▸ **Written problem**
Produce an exact transcription of the listing below, omitting the pictures.

▸ **Supplied material**
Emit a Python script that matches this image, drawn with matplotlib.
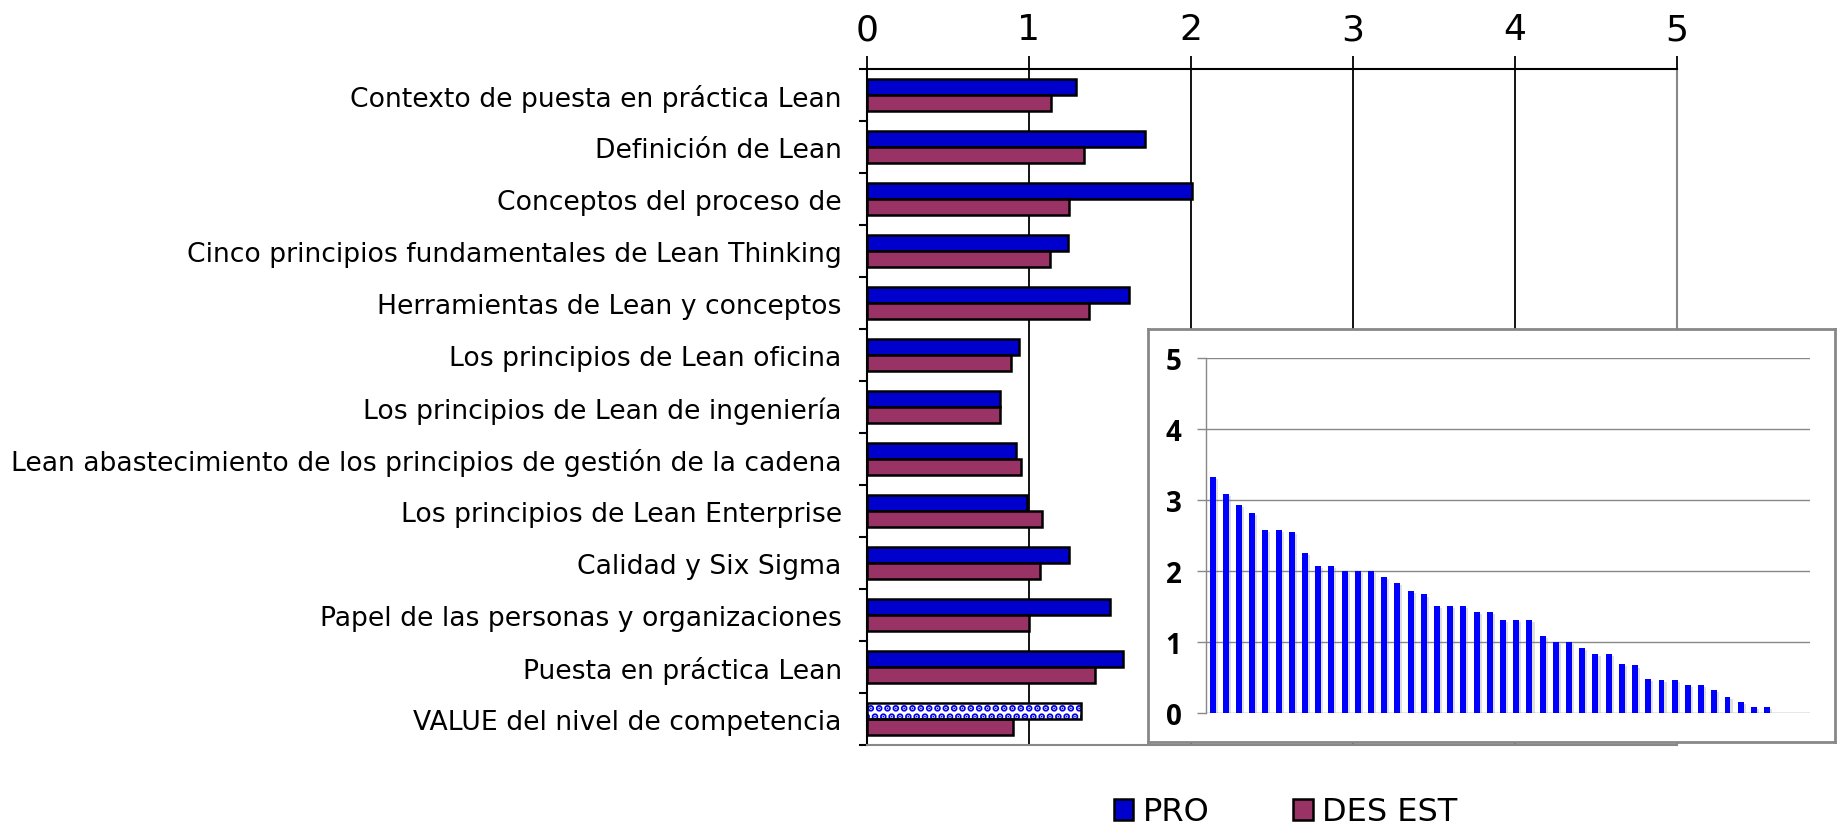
import matplotlib
matplotlib.use("Agg")
import matplotlib.pyplot as plt
import matplotlib.patheffects as pe
from matplotlib.patches import Patch
import numpy as np

categories = [
    "Contexto de puesta en práctica Lean",
    "Definición de Lean",
    "Conceptos del proceso de",
    "Cinco principios fundamentales de Lean Thinking",
    "Herramientas de Lean y conceptos",
    "Los principios de Lean oficina",
    "Los principios de Lean de ingeniería",
    "Lean abastecimiento de los principios de gestión de la cadena",
    "Los principios de Lean Enterprise",
    "Calidad y Six Sigma",
    "Papel de las personas y organizaciones",
    "Puesta en práctica Lean",
    "VALUE del nivel de competencia",
]
pro = [1.29, 1.72, 2.01, 1.24, 1.62, 0.94, 0.82, 0.92, 0.99, 1.25, 1.50, 1.58, 1.32]
des = [1.14, 1.34, 1.25, 1.13, 1.37, 0.89, 0.82, 0.95, 1.08, 1.07, 1.00, 1.41, 0.90]
xticks_main = [0, 1, 2, 3, 4, 5]
series_names = ["PRO", "DES EST"]

inset_values = [3.33, 3.09, 2.93, 2.82, 2.58, 2.58, 2.55, 2.25, 2.07, 2.07,
                2.00, 2.00, 2.00, 1.91, 1.83, 1.72, 1.67, 1.51, 1.51, 1.51,
                1.42, 1.42, 1.31, 1.31, 1.31, 1.08, 1.00, 1.00, 0.91, 0.83,
                0.83, 0.69, 0.67, 0.48, 0.46, 0.46, 0.40, 0.40, 0.32, 0.23,
                0.15, 0.08, 0.08]
inset_yticks = [0, 1, 2, 3, 4, 5]

PRO_C = "#0000CC"
DES_C = "#993366"
GRAY = "#888888"

plt.rcParams['font.family'] = ['DejaVu Sans']
plt.rcParams['hatch.linewidth'] = 3.5

fig = plt.figure(figsize=(18.39, 8.29), dpi=100)
W, H = 1839, 829

def fx(px):
    return px / W

def fy(py):
    return 1 - py / H

# main axes
ax = fig.add_axes([fx(866.7), fy(746), fx(1676.7) - fx(866.7), fy(70) - fy(746)])
n = len(categories)
y = np.arange(n)
h = 0.30
off = 0.15
EW = 1.8

# vertical gridlines
for xv in xticks_main[1:-1]:
    ax.axvline(xv, color="black", lw=1.3, zorder=1)

ax.barh(y[:-1] - off, pro[:-1], height=h, color=PRO_C, edgecolor="black",
        linewidth=EW, zorder=3)
# last PRO bar patterned
ax.barh(y[-1:] - off, pro[-1:], height=h, color="white", edgecolor="#0000EE",
        linewidth=0, hatch="..", zorder=3)
ax.barh(y[-1:] - off, pro[-1:], height=h, color="none", edgecolor="black",
        linewidth=EW, zorder=4)
ax.barh(y + off, des, height=h, color=DES_C, edgecolor="black",
        linewidth=EW, zorder=3)

ax.set_xlim(0, 5)
ax.set_ylim(n - 0.5, -0.5)
ax.xaxis.tick_top()
ax.set_xticks(xticks_main)
ax.set_xticklabels([str(v) for v in xticks_main])
ax.tick_params(axis="x", which="major", direction="out", length=9.4, width=1.3,
               labelsize=26, pad=7, colors="black", bottom=False)

ax.set_yticks(y)
ax.set_yticklabels(categories)
ax.set_yticks(np.arange(n + 1) - 0.5, minor=True)
ax.tick_params(axis="y", which="major", length=0, labelsize=19.2, pad=18)
ax.tick_params(axis="y", which="minor", length=6, width=1.5, direction="out",
               colors="black")

for s in ["top", "left"]:
    ax.spines[s].set_color("black")
    ax.spines[s].set_linewidth(1.5)
for s in ["bottom", "right"]:
    ax.spines[s].set_color(GRAY)
    ax.spines[s].set_linewidth(1.5)

# inset frame
box = fig.add_axes([fx(1148), fy(743), fx(1835) - fx(1148), fy(330) - fy(743)])
box.set_facecolor("white")
box.set_xticks([])
box.set_yticks([])
for s in box.spines.values():
    s.set_color(GRAY)
    s.set_linewidth(2.0)
box.set_zorder(5)

# inset chart
ins = fig.add_axes([fx(1206), fy(714), fx(1810) - fx(1206), fy(359) - fy(714)])
ins.set_zorder(6)
ins.patch.set_alpha(0)
xi = np.arange(len(inset_values))
bars = ins.bar(xi, inset_values, width=0.45, color="#0000FF", linewidth=0, zorder=3)
for b in bars:
    b.set_path_effects([pe.SimplePatchShadow(offset=(1.5, -1.5), shadow_rgbFace="gray", alpha=0.25),
                        pe.Normal()])
ins.set_xlim(-0.5, 45.25)
ins.set_ylim(0, 5)
ins.set_yticks(inset_yticks)
ins.set_yticklabels([str(v) for v in inset_yticks], fontfamily=["Open Sans", "DejaVu Sans"],
                    fontweight="bold")
ins.set_xticks([])
ins.grid(axis="y", color=GRAY, lw=1.0, zorder=0)
ins.tick_params(axis="y", length=6.7, width=1.0, color=GRAY, labelsize=20, pad=11)
for s in ["top", "right", "bottom"]:
    ins.spines[s].set_visible(False)
ins.spines["left"].set_color(GRAY)
ins.spines["left"].set_linewidth(1.0)

# legend
handles = [Patch(facecolor=PRO_C, edgecolor="black", linewidth=1.8),
           Patch(facecolor=DES_C, edgecolor="black", linewidth=1.8)]
fig.legend(handles, series_names, loc="center", bbox_to_anchor=(0.699, fy(813)),
           ncol=2, frameon=False, fontsize=23, handlelength=0.62, handleheight=0.62,
           handletextpad=0.3, columnspacing=2.6, borderpad=0)

fig.savefig("out.png", dpi=100)
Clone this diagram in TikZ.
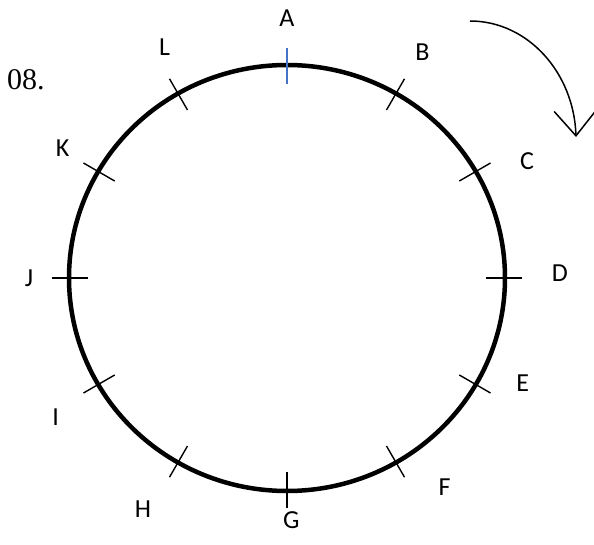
\documentclass[tikz,border=0pt]{standalone}
\usepackage{fontspec}
\setmainfont{Liberation Serif}
\newfontfamily\lblfont{Carlito}
\usetikzlibrary{arrows.meta}
\definecolor{ink}{RGB}{0,0,0}
\definecolor{tickblue}{RGB}{68,114,196}
\tikzset{
  ring/.style={draw=ink,line width=4.5pt},
  tickln/.style={line width=1.4pt},
  lbl/.style={font=\lblfont\fontsize{26}{30}\selectfont,inner sep=0pt},
  turn/.style={draw=ink,line width=1.5pt,-{Straight Barb[length=25pt,width=42pt]}},
}

\begin{document}
\begin{tikzpicture}[x=1pt,y=1pt]
  \useasboundingbox (-287,-266) rectangle (307,278);
  \node[anchor=base west,font=\fontsize{30}{34}\selectfont,inner sep=0pt] (num) at (-280,188) {08.};
  \draw[ring] (0,0) ellipse [x radius=218,y radius=213];
  % ticks and letters, clockwise from the top
  \foreach \a/\b/\r/\t/\c in {90/90/260/A/tickblue,60/59/263/B/ink,30/26/267/C/ink,
      0/1/273/D/ink,-30/-24/258/E/ink,-60/-53/262/F/ink,-90/-89/242/G/ink,
      -120/-122/272/H/ink,-150/-149/270/I/ink,180/180/258/J/ink,
      150/150/259/K/ink,120/118/261/L/ink} {
    \coordinate (o\t) at ({235*cos(\a)},{230*sin(\a)});
    \coordinate (i\t) at ({199*cos(\a)},{194*sin(\a)});
    \draw[tickln,draw=\c] (o\t) -- (i\t);
    \node[lbl] (l\t) at (\b:\r) {\t};
  }
  % direction of travel
  \coordinate (turnS) at (183,257);
  \coordinate (turnE) at (289,141);
  \draw[turn] (turnS) .. controls (241,257) and (287,205) .. (turnE);
\end{tikzpicture}
\end{document}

▸ **Solution**
Emit a Python script that matches this image, drawn with matplotlib.
import matplotlib
matplotlib.use("Agg")
import matplotlib.pyplot as plt
import matplotlib.patheffects as pe
from matplotlib.patches import Patch
import numpy as np

categories = [
    "Contexto de puesta en práctica Lean",
    "Definición de Lean",
    "Conceptos del proceso de",
    "Cinco principios fundamentales de Lean Thinking",
    "Herramientas de Lean y conceptos",
    "Los principios de Lean oficina",
    "Los principios de Lean de ingeniería",
    "Lean abastecimiento de los principios de gestión de la cadena",
    "Los principios de Lean Enterprise",
    "Calidad y Six Sigma",
    "Papel de las personas y organizaciones",
    "Puesta en práctica Lean",
    "VALUE del nivel de competencia",
]
pro = [1.29, 1.72, 2.01, 1.24, 1.62, 0.94, 0.82, 0.92, 0.99, 1.25, 1.50, 1.58, 1.32]
des = [1.14, 1.34, 1.25, 1.13, 1.37, 0.89, 0.82, 0.95, 1.08, 1.07, 1.00, 1.41, 0.90]
xticks_main = [0, 1, 2, 3, 4, 5]
series_names = ["PRO", "DES EST"]

inset_values = [3.33, 3.09, 2.93, 2.82, 2.58, 2.58, 2.55, 2.25, 2.07, 2.07,
                2.00, 2.00, 2.00, 1.91, 1.83, 1.72, 1.67, 1.51, 1.51, 1.51,
                1.42, 1.42, 1.31, 1.31, 1.31, 1.08, 1.00, 1.00, 0.91, 0.83,
                0.83, 0.69, 0.67, 0.48, 0.46, 0.46, 0.40, 0.40, 0.32, 0.23,
                0.15, 0.08, 0.08]
inset_yticks = [0, 1, 2, 3, 4, 5]

PRO_C = "#0000CC"
DES_C = "#993366"
GRAY = "#888888"

plt.rcParams['font.family'] = ['DejaVu Sans']
plt.rcParams['hatch.linewidth'] = 3.5

fig = plt.figure(figsize=(18.39, 8.29), dpi=100)
W, H = 1839, 829

def fx(px):
    return px / W

def fy(py):
    return 1 - py / H

# main axes
ax = fig.add_axes([fx(866.7), fy(746), fx(1676.7) - fx(866.7), fy(70) - fy(746)])
n = len(categories)
y = np.arange(n)
h = 0.30
off = 0.15
EW = 1.8

# vertical gridlines
for xv in xticks_main[1:-1]:
    ax.axvline(xv, color="black", lw=1.3, zorder=1)

ax.barh(y[:-1] - off, pro[:-1], height=h, color=PRO_C, edgecolor="black",
        linewidth=EW, zorder=3)
# last PRO bar patterned
ax.barh(y[-1:] - off, pro[-1:], height=h, color="white", edgecolor="#0000EE",
        linewidth=0, hatch="..", zorder=3)
ax.barh(y[-1:] - off, pro[-1:], height=h, color="none", edgecolor="black",
        linewidth=EW, zorder=4)
ax.barh(y + off, des, height=h, color=DES_C, edgecolor="black",
        linewidth=EW, zorder=3)

ax.set_xlim(0, 5)
ax.set_ylim(n - 0.5, -0.5)
ax.xaxis.tick_top()
ax.set_xticks(xticks_main)
ax.set_xticklabels([str(v) for v in xticks_main])
ax.tick_params(axis="x", which="major", direction="out", length=9.4, width=1.3,
               labelsize=26, pad=7, colors="black", bottom=False)

ax.set_yticks(y)
ax.set_yticklabels(categories)
ax.set_yticks(np.arange(n + 1) - 0.5, minor=True)
ax.tick_params(axis="y", which="major", length=0, labelsize=19.2, pad=18)
ax.tick_params(axis="y", which="minor", length=6, width=1.5, direction="out",
               colors="black")

for s in ["top", "left"]:
    ax.spines[s].set_color("black")
    ax.spines[s].set_linewidth(1.5)
for s in ["bottom", "right"]:
    ax.spines[s].set_color(GRAY)
    ax.spines[s].set_linewidth(1.5)

# inset frame
box = fig.add_axes([fx(1148), fy(743), fx(1835) - fx(1148), fy(330) - fy(743)])
box.set_facecolor("white")
box.set_xticks([])
box.set_yticks([])
for s in box.spines.values():
    s.set_color(GRAY)
    s.set_linewidth(2.0)
box.set_zorder(5)

# inset chart
ins = fig.add_axes([fx(1206), fy(714), fx(1810) - fx(1206), fy(359) - fy(714)])
ins.set_zorder(6)
ins.patch.set_alpha(0)
xi = np.arange(len(inset_values))
bars = ins.bar(xi, inset_values, width=0.45, color="#0000FF", linewidth=0, zorder=3)
for b in bars:
    b.set_path_effects([pe.SimplePatchShadow(offset=(1.5, -1.5), shadow_rgbFace="gray", alpha=0.25),
                        pe.Normal()])
ins.set_xlim(-0.5, 45.25)
ins.set_ylim(0, 5)
ins.set_yticks(inset_yticks)
ins.set_yticklabels([str(v) for v in inset_yticks], fontfamily=["Open Sans", "DejaVu Sans"],
                    fontweight="bold")
ins.set_xticks([])
ins.grid(axis="y", color=GRAY, lw=1.0, zorder=0)
ins.tick_params(axis="y", length=6.7, width=1.0, color=GRAY, labelsize=20, pad=11)
for s in ["top", "right", "bottom"]:
    ins.spines[s].set_visible(False)
ins.spines["left"].set_color(GRAY)
ins.spines["left"].set_linewidth(1.0)

# legend
handles = [Patch(facecolor=PRO_C, edgecolor="black", linewidth=1.8),
           Patch(facecolor=DES_C, edgecolor="black", linewidth=1.8)]
fig.legend(handles, series_names, loc="center", bbox_to_anchor=(0.699, fy(813)),
           ncol=2, frameon=False, fontsize=23, handlelength=0.62, handleheight=0.62,
           handletextpad=0.3, columnspacing=2.6, borderpad=0)

fig.savefig("out.png", dpi=100)
Clone this diagram in TikZ.
\documentclass[tikz,border=0pt]{standalone}
\usepackage{fontspec}
\setmainfont{Liberation Serif}
\newfontfamily\lblfont{Carlito}
\usetikzlibrary{arrows.meta}
\definecolor{ink}{RGB}{0,0,0}
\definecolor{tickblue}{RGB}{68,114,196}
\tikzset{
  ring/.style={draw=ink,line width=4.5pt},
  tickln/.style={line width=1.4pt},
  lbl/.style={font=\lblfont\fontsize{26}{30}\selectfont,inner sep=0pt},
  turn/.style={draw=ink,line width=1.5pt,-{Straight Barb[length=25pt,width=42pt]}},
}

\begin{document}
\begin{tikzpicture}[x=1pt,y=1pt]
  \useasboundingbox (-287,-266) rectangle (307,278);
  \node[anchor=base west,font=\fontsize{30}{34}\selectfont,inner sep=0pt] (num) at (-280,188) {08.};
  \draw[ring] (0,0) ellipse [x radius=218,y radius=213];
  % ticks and letters, clockwise from the top
  \foreach \a/\b/\r/\t/\c in {90/90/260/A/tickblue,60/59/263/B/ink,30/26/267/C/ink,
      0/1/273/D/ink,-30/-24/258/E/ink,-60/-53/262/F/ink,-90/-89/242/G/ink,
      -120/-122/272/H/ink,-150/-149/270/I/ink,180/180/258/J/ink,
      150/150/259/K/ink,120/118/261/L/ink} {
    \coordinate (o\t) at ({235*cos(\a)},{230*sin(\a)});
    \coordinate (i\t) at ({199*cos(\a)},{194*sin(\a)});
    \draw[tickln,draw=\c] (o\t) -- (i\t);
    \node[lbl] (l\t) at (\b:\r) {\t};
  }
  % direction of travel
  \coordinate (turnS) at (183,257);
  \coordinate (turnE) at (289,141);
  \draw[turn] (turnS) .. controls (241,257) and (287,205) .. (turnE);
\end{tikzpicture}
\end{document}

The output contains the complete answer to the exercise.